(Exercise requirements) Omit all pictures and transcribe only the lines in the entries below that run from the line with "Reproduce this diagram with TikZ." through the line with "(c6) at (368,282);".

>> START Dataset rows

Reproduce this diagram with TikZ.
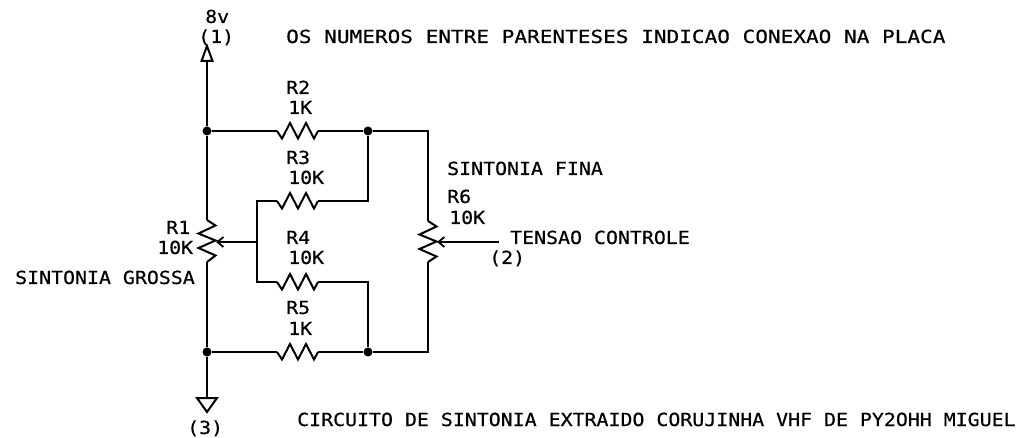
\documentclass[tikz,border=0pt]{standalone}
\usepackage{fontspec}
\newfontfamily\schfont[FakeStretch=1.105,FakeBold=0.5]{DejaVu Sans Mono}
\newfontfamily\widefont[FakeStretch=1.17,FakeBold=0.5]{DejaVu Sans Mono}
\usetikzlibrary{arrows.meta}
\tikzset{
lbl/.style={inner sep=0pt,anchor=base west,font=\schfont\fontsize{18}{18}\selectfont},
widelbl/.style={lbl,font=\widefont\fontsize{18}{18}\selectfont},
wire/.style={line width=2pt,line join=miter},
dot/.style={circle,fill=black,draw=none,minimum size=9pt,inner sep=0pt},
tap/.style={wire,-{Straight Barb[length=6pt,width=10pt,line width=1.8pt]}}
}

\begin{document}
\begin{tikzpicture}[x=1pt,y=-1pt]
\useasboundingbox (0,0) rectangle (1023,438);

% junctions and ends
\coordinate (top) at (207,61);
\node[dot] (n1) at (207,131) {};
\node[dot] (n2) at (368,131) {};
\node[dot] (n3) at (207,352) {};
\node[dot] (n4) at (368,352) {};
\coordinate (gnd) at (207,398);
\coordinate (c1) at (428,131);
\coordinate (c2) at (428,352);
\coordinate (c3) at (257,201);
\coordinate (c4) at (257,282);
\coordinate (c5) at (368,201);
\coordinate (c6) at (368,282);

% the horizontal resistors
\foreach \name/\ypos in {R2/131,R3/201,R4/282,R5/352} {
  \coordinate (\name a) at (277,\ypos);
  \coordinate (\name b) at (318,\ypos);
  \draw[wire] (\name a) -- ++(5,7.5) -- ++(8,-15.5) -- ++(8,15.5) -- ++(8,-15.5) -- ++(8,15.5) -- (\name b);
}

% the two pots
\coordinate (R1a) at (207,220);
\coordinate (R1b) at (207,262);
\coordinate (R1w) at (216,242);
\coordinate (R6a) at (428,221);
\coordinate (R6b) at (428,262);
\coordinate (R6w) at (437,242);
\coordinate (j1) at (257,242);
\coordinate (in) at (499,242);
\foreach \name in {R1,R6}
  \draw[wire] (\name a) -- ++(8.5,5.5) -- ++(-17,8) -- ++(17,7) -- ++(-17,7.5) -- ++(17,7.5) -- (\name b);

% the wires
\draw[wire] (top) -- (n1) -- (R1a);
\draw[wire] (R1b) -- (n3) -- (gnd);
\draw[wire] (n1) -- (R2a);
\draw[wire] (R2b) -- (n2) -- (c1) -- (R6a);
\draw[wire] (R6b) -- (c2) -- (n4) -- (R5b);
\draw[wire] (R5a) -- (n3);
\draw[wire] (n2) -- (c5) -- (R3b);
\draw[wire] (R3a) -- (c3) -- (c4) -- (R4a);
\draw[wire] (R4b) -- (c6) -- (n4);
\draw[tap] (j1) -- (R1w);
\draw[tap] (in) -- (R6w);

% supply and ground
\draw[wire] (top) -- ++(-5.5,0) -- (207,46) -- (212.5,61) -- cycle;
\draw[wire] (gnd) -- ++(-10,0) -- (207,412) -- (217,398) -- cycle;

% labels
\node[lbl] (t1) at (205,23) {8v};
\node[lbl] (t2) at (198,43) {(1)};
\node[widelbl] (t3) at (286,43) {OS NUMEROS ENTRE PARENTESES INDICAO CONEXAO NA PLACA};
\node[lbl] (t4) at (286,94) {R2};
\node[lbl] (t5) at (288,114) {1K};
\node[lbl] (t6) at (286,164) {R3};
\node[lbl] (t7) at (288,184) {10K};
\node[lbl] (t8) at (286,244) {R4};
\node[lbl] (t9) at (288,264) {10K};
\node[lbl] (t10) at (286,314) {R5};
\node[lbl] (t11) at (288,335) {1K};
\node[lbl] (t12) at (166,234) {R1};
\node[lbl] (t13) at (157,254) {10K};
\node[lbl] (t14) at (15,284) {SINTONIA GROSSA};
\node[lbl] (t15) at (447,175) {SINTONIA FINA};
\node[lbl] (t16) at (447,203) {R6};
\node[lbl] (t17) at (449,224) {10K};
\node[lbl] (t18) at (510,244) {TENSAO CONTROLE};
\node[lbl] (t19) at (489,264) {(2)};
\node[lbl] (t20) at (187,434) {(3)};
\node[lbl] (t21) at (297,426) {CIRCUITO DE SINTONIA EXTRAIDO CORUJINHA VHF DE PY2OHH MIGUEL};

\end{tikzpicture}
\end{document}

>> END Dataset rows
>> START Dataset rows

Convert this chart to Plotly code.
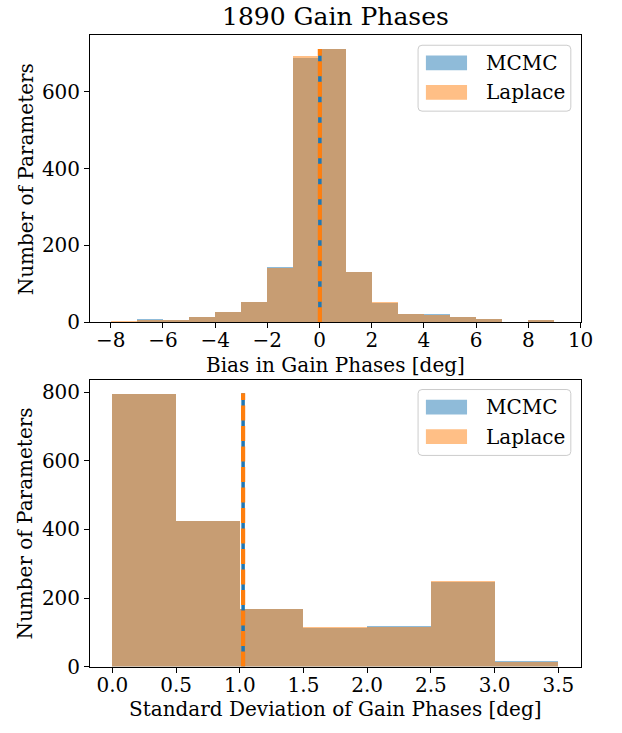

>> END Dataset rows

(Written answer)
Reproduce this diagram with TikZ.
\documentclass[tikz,border=0pt]{standalone}
\usepackage{fontspec}
\newfontfamily\schfont[FakeStretch=1.105,FakeBold=0.5]{DejaVu Sans Mono}
\newfontfamily\widefont[FakeStretch=1.17,FakeBold=0.5]{DejaVu Sans Mono}
\usetikzlibrary{arrows.meta}
\tikzset{
lbl/.style={inner sep=0pt,anchor=base west,font=\schfont\fontsize{18}{18}\selectfont},
widelbl/.style={lbl,font=\widefont\fontsize{18}{18}\selectfont},
wire/.style={line width=2pt,line join=miter},
dot/.style={circle,fill=black,draw=none,minimum size=9pt,inner sep=0pt},
tap/.style={wire,-{Straight Barb[length=6pt,width=10pt,line width=1.8pt]}}
}

\begin{document}
\begin{tikzpicture}[x=1pt,y=-1pt]
\useasboundingbox (0,0) rectangle (1023,438);

% junctions and ends
\coordinate (top) at (207,61);
\node[dot] (n1) at (207,131) {};
\node[dot] (n2) at (368,131) {};
\node[dot] (n3) at (207,352) {};
\node[dot] (n4) at (368,352) {};
\coordinate (gnd) at (207,398);
\coordinate (c1) at (428,131);
\coordinate (c2) at (428,352);
\coordinate (c3) at (257,201);
\coordinate (c4) at (257,282);
\coordinate (c5) at (368,201);
\coordinate (c6) at (368,282);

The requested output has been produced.